Ancak hiç kimse, bu görüşlerin, basitçe, Trump’ın ve onun başlıca ekonomi danışmalarının ateşli zihinlerinden çıktığı yanılsamasına düşmemelidir. Bu görüşler, Demokratik Parti ve sendikalar dahil olmak üzere siyaset kurumu içinde yaygın biçimde paylaşılmaktadır.
Dahası, küreselleşmiş üretimin ABD’nin “ulusal güvenliği”ne, yani savaş yürütme kapasitesine etkisine yönelik kaygılar, on yılı aşkın bir süre önce gündeme getirilmişti. Bunlar, 29 Mayıs 2008’de New York Times’ta yayınlanan “Küreselleşme ve Onun Tedirginlikleri” başlıklı bir makalede açık bir şekilde ifade ediliyordu. Makale, Başkan Nixon’ın dışişleri bakanı ve ulusal güvenlik danışmanı Henry Kissinger tarafından yazılmıştı. Kissinger, ABD emperyalizminin uzun süreli bir stratejisti ve onun en kanlı suçlarının bir kısmının kışkırtıcısıydı.

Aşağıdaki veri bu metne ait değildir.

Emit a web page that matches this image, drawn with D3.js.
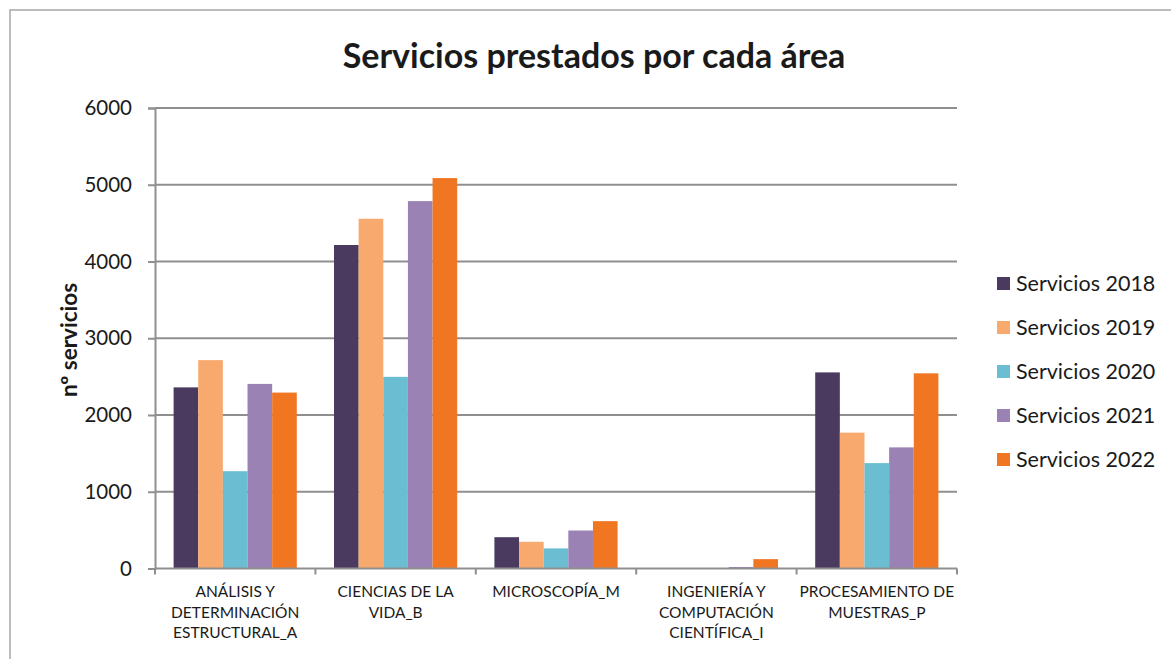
<!DOCTYPE html>
<meta charset="utf-8">
<style>
body { margin: 0; background: #fff; }
text { font-family: Lato, "Open Sans", sans-serif; fill: #1a1a1a; }
</style>
<body>
<svg width="1171" height="659"></svg>
</body>
<script src="https://d3js.org/d3.v7.min.js"></script>
<script>

// data
var categories = [
  ["ANÁLISIS Y", "DETERMINACIÓN", "ESTRUCTURAL_A"],
  ["CIENCIAS DE LA", "VIDA_B"],
  ["MICROSCOPÍA_M"],
  ["INGENIERÍA Y", "COMPUTACIÓN", "CIENTÍFICA_I"],
  ["PROCESAMIENTO DE", "MUESTRAS_P"]
];
var seriesNames = ["Servicios 2018", "Servicios 2019", "Servicios 2020", "Servicios 2021", "Servicios 2022"];
var s2018 = [2360, 4215, 408, 0, 2555];
var s2019 = [2715, 4557, 348, 0, 1770];
var s2020 = [1268, 2497, 262, 0, 1373];
var s2021 = [2405, 4787, 495, 20, 1578];
var s2022 = [2292, 5087, 617, 122, 2543];
var yTicks = [0, 1000, 2000, 3000, 4000, 5000, 6000];
var colors = ["#4b3a60", "#f8a96e", "#6bbed2", "#9b82b4", "#f07622"];

var series = [s2018, s2019, s2020, s2021, s2022];

var svg = d3.select("svg");

// outer frame
svg.append("rect")
  .attr("x", 10).attr("y", 10).attr("width", 1175).attr("height", 670)
  .attr("fill", "none").attr("stroke", "#a6a6a6").attr("stroke-width", 1.5);

var plotL = 155, plotR = 957, plotT = 108, plotB = 568.5;

var x0 = d3.scaleBand()
  .domain(d3.range(categories.length))
  .range([plotL, plotR])
  .paddingInner(0.232)
  .paddingOuter(0.116);

var x1 = d3.scaleBand()
  .domain(d3.range(series.length))
  .range([0, x0.bandwidth()]);

var y = d3.scaleLinear().domain([0, 6000]).range([plotB, plotT]);

// gridlines
svg.append("g")
  .selectAll("line")
  .data(yTicks.slice(1))
  .enter().append("line")
  .attr("x1", plotL).attr("x2", plotR)
  .attr("y1", function(d) { return y(d); })
  .attr("y2", function(d) { return y(d); })
  .attr("stroke", "#8f8f8f").attr("stroke-width", 2);

// bars
var groups = svg.append("g")
  .selectAll("g")
  .data(categories)
  .enter().append("g")
  .attr("transform", function(d, i) { return "translate(" + x0(i) + ",0)"; });

groups.selectAll("rect")
  .data(function(d, i) { return series.map(function(s, k) { return {k: k, v: s[i]}; }); })
  .enter().append("rect")
  .attr("x", function(d) { return x1(d.k); })
  .attr("width", x1.bandwidth())
  .attr("y", function(d) { return y(d.v); })
  .attr("height", function(d) { return plotB - y(d.v); })
  .attr("fill", function(d) { return colors[d.k]; });

// y axis
var yAxis = svg.append("g")
  .attr("transform", "translate(" + plotL + ",0)")
  .call(d3.axisLeft(y).tickValues(yTicks).tickFormat(d3.format("d")).tickSize(7).tickPadding(16));
yAxis.select(".domain").attr("stroke", "#8f8f8f").attr("stroke-width", 2);
yAxis.selectAll(".tick line").attr("stroke", "#8f8f8f").attr("stroke-width", 2);
yAxis.selectAll(".tick text")
  .style("font-family", "Lato, sans-serif").style("font-size", "20.5px").attr("fill", "#1a1a1a");

// x axis: baseline + boundary ticks
var step = x0.step();
var bounds = d3.range(categories.length + 1).map(function(i) { return plotL + i * step; });
svg.append("line")
  .attr("x1", plotL).attr("x2", plotR).attr("y1", plotB).attr("y2", plotB)
  .attr("stroke", "#8f8f8f").attr("stroke-width", 2);
svg.append("g").selectAll("line")
  .data(bounds)
  .enter().append("line")
  .attr("x1", function(d) { return d; }).attr("x2", function(d) { return d; })
  .attr("y1", plotB).attr("y2", plotB + 6)
  .attr("stroke", "#8f8f8f").attr("stroke-width", 2);

// category labels
var labels = svg.append("g").selectAll("text")
  .data(categories)
  .enter().append("text")
  .attr("text-anchor", "middle")
  .style("font-size", "15.5px")
  .attr("transform", function(d, i) { return "translate(" + (x0(i) + x0.bandwidth() / 2) + ",597)"; });
labels.selectAll("tspan")
  .data(function(d) { return d; })
  .enter().append("tspan")
  .attr("x", 0)
  .attr("y", function(d, j) { return j * 20.5; })
  .text(function(d) { return d; });

// title
svg.append("text")
  .attr("x", 594).attr("y", 68)
  .attr("text-anchor", "middle")
  .style("font-size", "34px").style("font-weight", "bold")
  .text("Servicios prestados por cada área");

// y title
svg.append("text")
  .attr("transform", "translate(77,340) rotate(-90)")
  .attr("text-anchor", "middle")
  .style("font-size", "22.5px").style("font-weight", "bold")
  .text("nº servicios");

// legend
var legend = svg.append("g").selectAll("g")
  .data(seriesNames)
  .enter().append("g")
  .attr("transform", function(d, i) { return "translate(997," + (283 + i * 44) + ")"; });
legend.append("rect")
  .attr("x", 0).attr("y", -6).attr("width", 13).attr("height", 13)
  .attr("fill", function(d, i) { return colors[i]; });
legend.append("text")
  .attr("x", 19).attr("y", 7.5)
  .style("font-size", "21.5px")
  .text(function(d) { return d; });

</script>
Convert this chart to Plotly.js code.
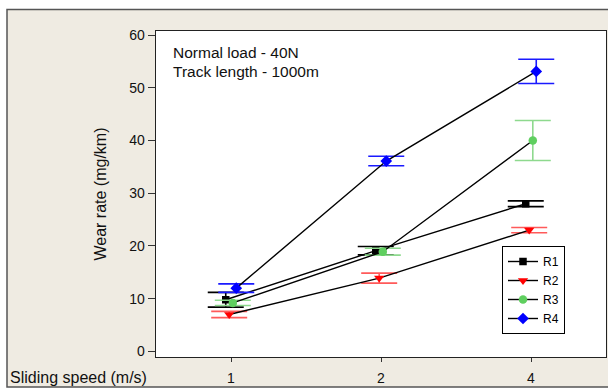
<!DOCTYPE html>
<html>
<head>
<meta charset="utf-8">
<script src="https://cdn.plot.ly/plotly-3.0.1.min.js"></script>
<style>html,body{margin:0;padding:0;background:#fff;}#chart{width:608px;height:389px;}</style>
</head>
<body>
<div id="chart"></div>
<script>
// Sliding speed categories (m/s)
const speeds = ["1", "2", "4"];
const seriesNames = ["R1", "R2", "R3", "R4"];
// Wear rate (mg/km) and error (±)
const r1 = [9.8, 19.1, 28.0];
const r1Err = [1.4, 0.8, 0.55];
const r2 = [7.0, 13.9, 23.0];
const r2Err = [0.6, 0.95, 0.5];
const r3 = [9.2, 18.9, 40.0];
const r3Err = [0.5, 0.65, 3.8];
const r4 = [12.0, 36.1, 53.1];
const r4Err = [0.8, 0.9, 2.3];

const values = [r1, r2, r3, r4];
const errors = [r1Err, r2Err, r3Err, r4Err];
const markerColors = ["#000000", "#ff0000", "#5fcf5f", "#0000ff"];
const errColors = ["#000000", "#ff5a5a", "#8ed98e", "#1a1aff"];
const symbols = ["square", "triangle-down", "circle", "diamond"];
const sizes = [7.5, 9, 8.5, 9];
const dodge = [-0.035, -0.012, 0.012, 0.035];

const traces = seriesNames.map((name, i) => ({
  type: "scatter",
  mode: "lines+markers",
  name: name,
  x: speeds.map((s, k) => k + dodge[i]),
  y: values[i],
  line: {color: "#000000", width: 1.4},
  marker: {color: markerColors[i], symbol: symbols[i], size: sizes[i], line: {width: 0}},
  error_y: {type: "data", array: errors[i], visible: true, color: errColors[i], thickness: 1.6, width: 18}
}));

const W = 450, H = 326, L = 156, T = 31; // plot area geometry (px)
const px = v => (v - L) / W;
const py = v => (T + H - v) / H;

const layout = {
  width: 608, height: 389,
  margin: {l: 156, r: 2, t: 31, b: 32},
  paper_bgcolor: "#ffffff",
  plot_bgcolor: "#ffffff",
  font: {family: "Liberation Sans, Arial, sans-serif", color: "#111"},
  showlegend: true,
  legend: {
    x: px(502), y: py(290), xanchor: "left", yanchor: "middle",
    bgcolor: "#ffffff", bordercolor: "#000000", borderwidth: 1,
    font: {size: 12, color: "#000"}, tracegroupgap: 0
  },
  xaxis: {
    range: [-0.5, 2.5],
    tickvals: [0, 1, 2], ticktext: speeds,
    ticks: "outside", ticklen: 4, tickcolor: "#333",
    ticklabelstandoff: 4,
    tickfont: {size: 14, color: "#111"},
    showgrid: false, zeroline: false,
    showline: true, linecolor: "#222", linewidth: 1.3, mirror: true
  },
  yaxis: {
    range: [-1.06, 60.76],
    dtick: 10, tick0: 0,
    ticks: "outside", ticklen: 7, tickcolor: "#333",
    ticklabelstandoff: 0,
    tickfont: {size: 14, color: "#111"},
    showgrid: false, zeroline: false,
    showline: true, linecolor: "#222", linewidth: 1.3, mirror: true,
    title: {text: "Wear rate (mg/km)", font: {size: 16, color: "#111"}, standoff: 18}
  },
  shapes: [
    {type: "rect", xref: "paper", yref: "paper", layer: "below",
     x0: px(7), x1: px(620), y0: py(387), y1: py(9.5),
     fillcolor: "#efebe2", line: {color: "#555", width: 1.5}},
    {type: "rect", xref: "paper", yref: "paper", layer: "below",
     x0: 0, x1: 1, y0: 0, y1: 1,
     fillcolor: "#ffffff", line: {width: 0}}
  ],
  annotations: [
    {xref: "paper", yref: "paper", x: px(171), y: py(52.3), xanchor: "left", yanchor: "middle",
     text: "Normal load - 40N", showarrow: false, font: {size: 15.5, color: "#111"}},
    {xref: "paper", yref: "paper", x: px(171), y: py(71.7), xanchor: "left", yanchor: "middle",
     text: "Track length - 1000m", showarrow: false, font: {size: 15.5, color: "#111"}},
    {xref: "paper", yref: "paper", x: px(8), y: py(377), xanchor: "left", yanchor: "middle",
     text: "Sliding speed (m/s)", showarrow: false, font: {size: 16, color: "#111"}}
  ]
};

Plotly.newPlot("chart", traces, layout, {displayModeBar: false, staticPlot: true});
</script>
</body>
</html>
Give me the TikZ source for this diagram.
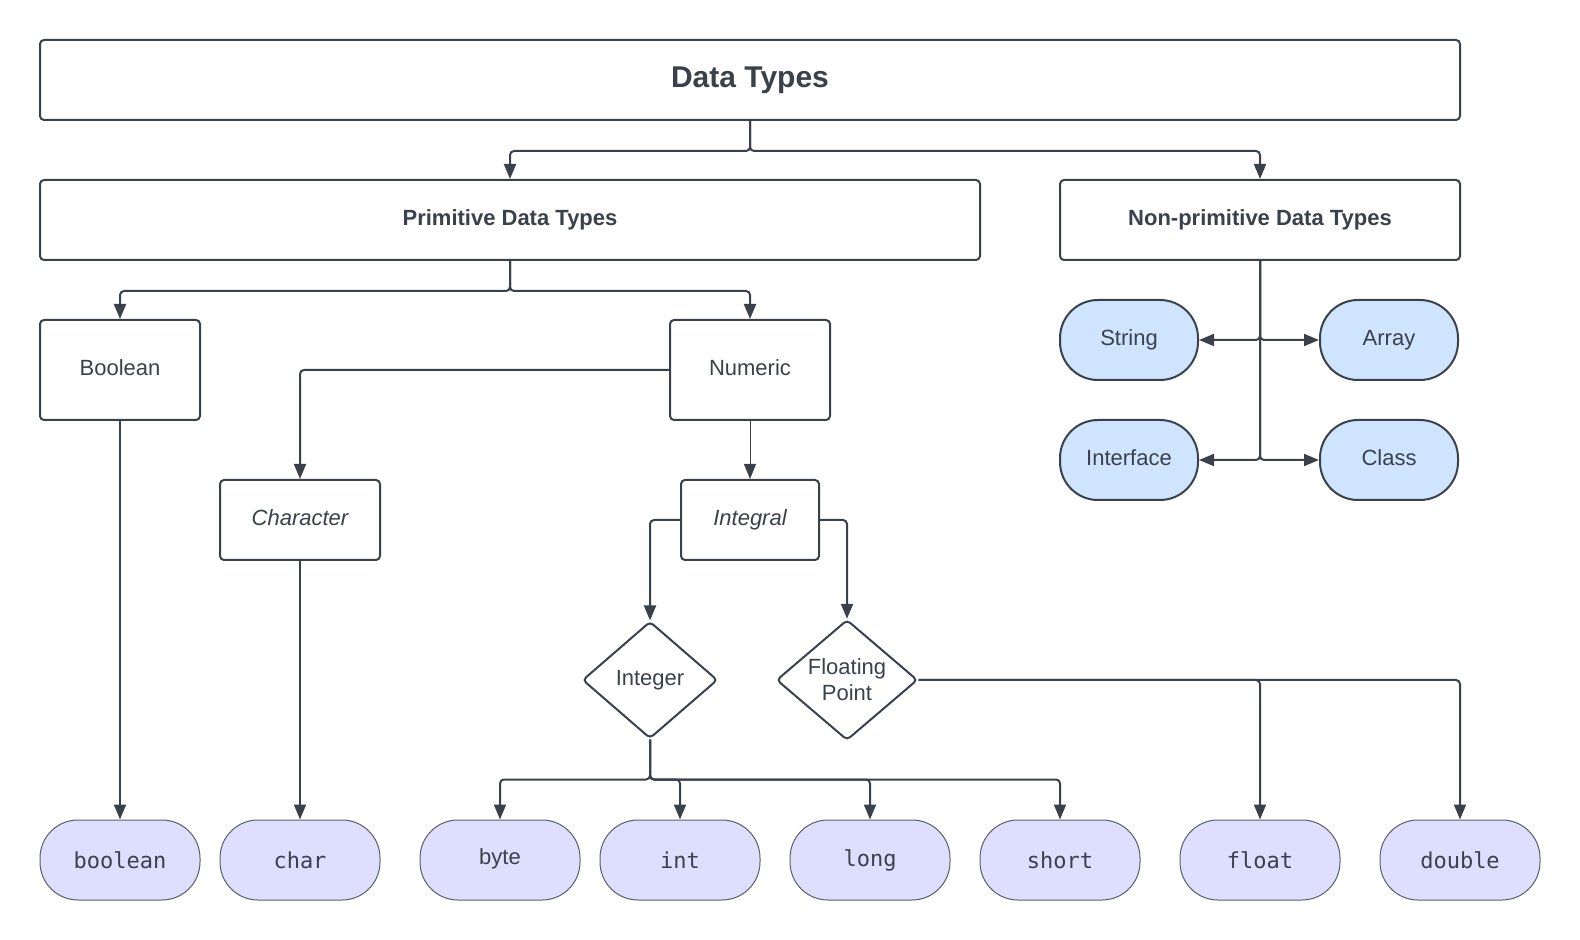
\documentclass[tikz,border=0pt]{standalone}
\usepackage{fontspec}
\setmainfont{Liberation Sans}
\setmonofont{DejaVu Sans Mono}
\usetikzlibrary{positioning,arrows.meta,shapes.geometric}
\definecolor{ink}{HTML}{3A414B}
\definecolor{lavender}{HTML}{DEDEFF}
\definecolor{skyfill}{HTML}{CFE4FF}
\definecolor{rimgray}{HTML}{5A5F66}

\begin{document}
\begin{tikzpicture}[x=0.5pt,y=-0.5pt,font=\fontsize{11}{13}\selectfont,text=ink]
  \tikzset{
    box/.style={draw=ink,line width=1pt,rounded corners=2pt,fill=white,inner sep=2pt,text depth=0.25em},
    head/.style={box,minimum height=40pt,font=\fontsize{11}{13}\selectfont\bfseries},
    kind/.style={box,minimum width=80pt},
    choice/.style={diamond,draw=ink,line width=1pt,rounded corners=2pt,inner sep=0pt,align=center},
    ref/.style={draw=ink,line width=1pt,rounded corners=19pt,fill=skyfill,minimum width=69pt,minimum height=40pt,text depth=0.25em},
    leaf/.style={draw=rimgray,line width=0.5pt,rounded corners=19pt,fill=lavender,minimum width=80pt,minimum height=40pt,font=\fontsize{11}{13}\selectfont\ttfamily},
    link/.style={draw=ink,line width=1pt,rounded corners=2pt,-{Triangle[length=7.5pt,width=6pt]}},
  }
  \useasboundingbox (0,0) rectangle (1580,940);
  % top level
  \node[head,minimum width=710pt,font=\fontsize{15}{18}\selectfont\bfseries] (types) at (750,80) {Data Types};
  \node[head,minimum width=470pt] (prim) at (510,220) {Primitive Data Types};
  \node[head,minimum width=200pt] (nonprim) at (1260,220) {Non-primitive Data Types};
  % primitive side
  \node[kind,minimum height=50pt] (boolbox) at (120,370) {Boolean};
  \node[kind,minimum height=50pt] (numeric) at (750,370) {Numeric};
  \node[kind,minimum height=40pt,font=\fontsize{11}{13}\selectfont\itshape] (character) at (300,520) {Character};
  \node[box,minimum width=69pt,minimum height=40pt,font=\fontsize{11}{13}\selectfont\itshape] (integral) at (750,520) {Integral};
  \node[choice,minimum width=67.5pt,minimum height=58.5pt] (integer) at (650,680) {Integer};
  \node[choice,minimum width=70.5pt,minimum height=58.5pt] (floating) at (847,680) {Floating\\Point};
  % non-primitive side
  \node[ref] (string) at (1129,340) {String};
  \node[ref] (array) at (1389,340) {Array};
  \node[ref] (interface) at (1129,460) {Interface};
  \node[ref] (class) at (1389,460) {Class};
  % java keywords
  \node[leaf] (boolean) at (120,860) {boolean};
  \node[leaf] (char) at (300,860) {char};
  \node[leaf,font=\fontsize{11}{13}\selectfont,text depth=0.35em] (byte) at (500,860) {byte};
  \node[leaf] (int) at (680,860) {int};
  \node[leaf] (long) at (870,860) {long};
  \node[leaf] (short) at (1060,860) {short};
  \node[leaf] (float) at (1260,860) {float};
  \node[leaf] (double) at (1460,860) {double};

  \draw[link] (types.south) -- ++(0,30) -| (prim.north);
  \draw[link] (types.south) -- ++(0,30) -| (nonprim.north);
  \draw[link] (prim.south) -- ++(0,30) -| (boolbox.north);
  \draw[link] (prim.south) -- ++(0,30) -| (numeric.north);
  \draw[link] (nonprim.south) |- (string.east);
  \draw[link] (nonprim.south) |- (array.west);
  \draw[link] (nonprim.south) |- (interface.east);
  \draw[link] (nonprim.south) |- (class.west);
  \draw[link] (numeric.west) -| (character.north);
  \draw[link,line width=0.5pt] (numeric.south) -- (integral.north);
  \draw[link] (integral.west) -| (integer.north);
  \draw[link] (integral.east) -| (floating.north);
  \draw[link] (boolbox.south) -- (boolean.north);
  \draw[link] (character.south) -- (char.north);
  \foreach \k in {byte,int,long,short}
    \draw[link] (integer.south) -- ++(0,40) -| (\k.north);
  \draw[link] (floating.east) -| (float.north);
  \draw[link] (floating.east) -| (double.north);
\end{tikzpicture}
\end{document}
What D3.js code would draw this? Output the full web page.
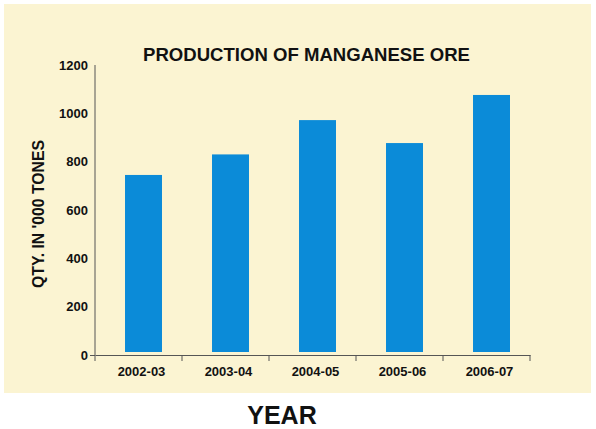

Kissinger, küreselleşmiş üretimin ve finansın gelişmesiyle, büyük şirketlerin faaliyetlerini daha düşük emek maliyetlerinden yararlanacak şekilde yerleştirme eğilimine girdiğini belirtiyordu. Ancak bu süreç, ABD’nin askeri kapasitelerini zayıflatmıştı. Başka bir ifadeyle, savaş için gerekli kaynaklar dağılma eğilimi gösterdi.
O, devamında şöyle yazıyordu: “Küreselleşmenin stratejik etkisi, muhtemelen en önemli konuları iki düzeyde gündeme getiriyor: Ulusal güvenlik için, yabancı yatırımın sınırlanması ve hatta engellenmesi gereken olmazsa olmaz sektörler var mı? İkincisi, Amerika’nın savunma kapasitesini sürdürmek için hangi sektörlerin çökmekten kurtarılması gerekiyor? Bu sorulara verilen yanıtlar, şüphesiz, suistimale açık olacaktır. Ancak bu, ulusal güvenlik prensipleriyle yüzleşme gerekliliğinden kaçınmak için bir bahane değildir.”
Kissinger, yönetimi, “neyin ABD’nin olmazsa olmaz stratejik sanayi ve teknolojik temelini oluşturduğunu ve onu korumak üzere önlemleri araştırmak için” en üst düzeyde bir komisyon kurmaya çağırıyordu.
Kissinger’in yorumları, Trump’ın ticaret savaşı önlemlerinin tamamına “ulusal güvenlik” gerekçeleriyle başvuruluyor olmasının önemini ortaya koymaya hizmet etmektedir. Bu, bazen, sadece, korumacı önlemlerin bir gerekçesi olarak görülüyor. Ancak onun daha derin bir tarihsel anlamı bulunuyor. ABD emperyalizmi, ekonomik gelişme eğilimleri ona karşı hareket ederken, eski ve yeni rakiplerine karşı askeri çatışmaya hazırlanmak üzere savaş için gerekli kaynakları topluyor. Bu, şimdiki ticaret savaşı önlemlerinin itici güçlerinden biridir.